Bespoke Weather Services said it added more than 20 gas-weighted degree days to its official forecast based on the colder shift in guidance over the weekend.

“The main source of the change is a much stronger” negative North Atlantic Oscillation block, Bespoke said. “As a result, the cold that dumps into the nation this weekend is unable to lift out quickly, getting stuck longer in the Midwest to East.”

As of early Monday the March contract had more than erased the 10.0-cent loss recorded during Friday’s session.

“When considering that the selloff Friday seemed overdone even before these changes, the recipe was there for a large move, and it may not be finished yet, as there is potential for additional cold around the middle of the month, though location is unclear,” Bespoke said.

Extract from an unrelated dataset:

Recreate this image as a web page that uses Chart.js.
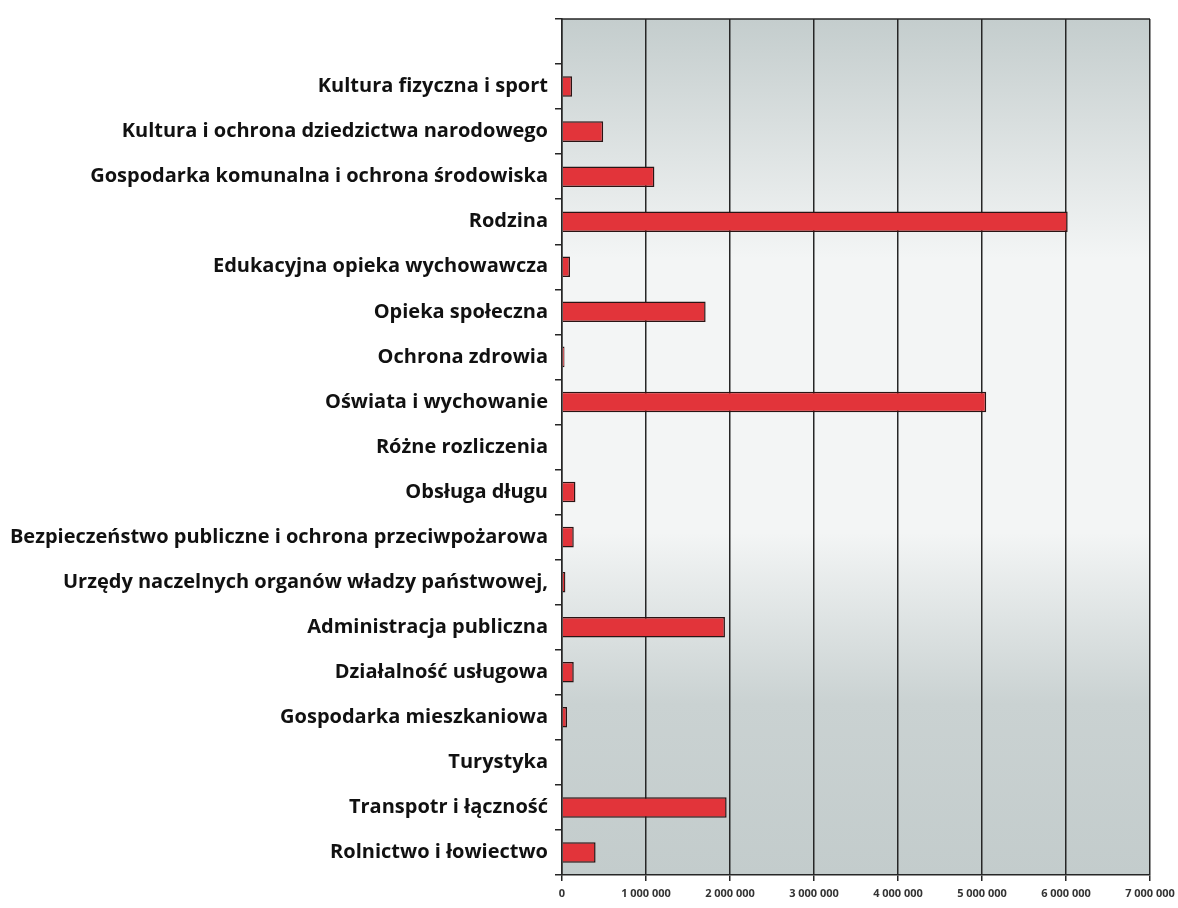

Analysts at EBW Analytics Group said the market appeared to be “reacting cautiously” to the significantly colder shift in the weather models. They pegged resistance for the March contract at $2.78 and noted that prices were “struggling” to break through this level as of early Monday.

“Further, after recent huge gains, the models could lose” degree days later in the day, the EBW analysts said. “Over the next few days, however, the odds of further price increases are high.”

March crude oil futures were up 30 cents to $52.50/bbl at around 8:45 a.m. ET, while March RBOB gasoline was up about 1.9 cents to $1.5720/gal.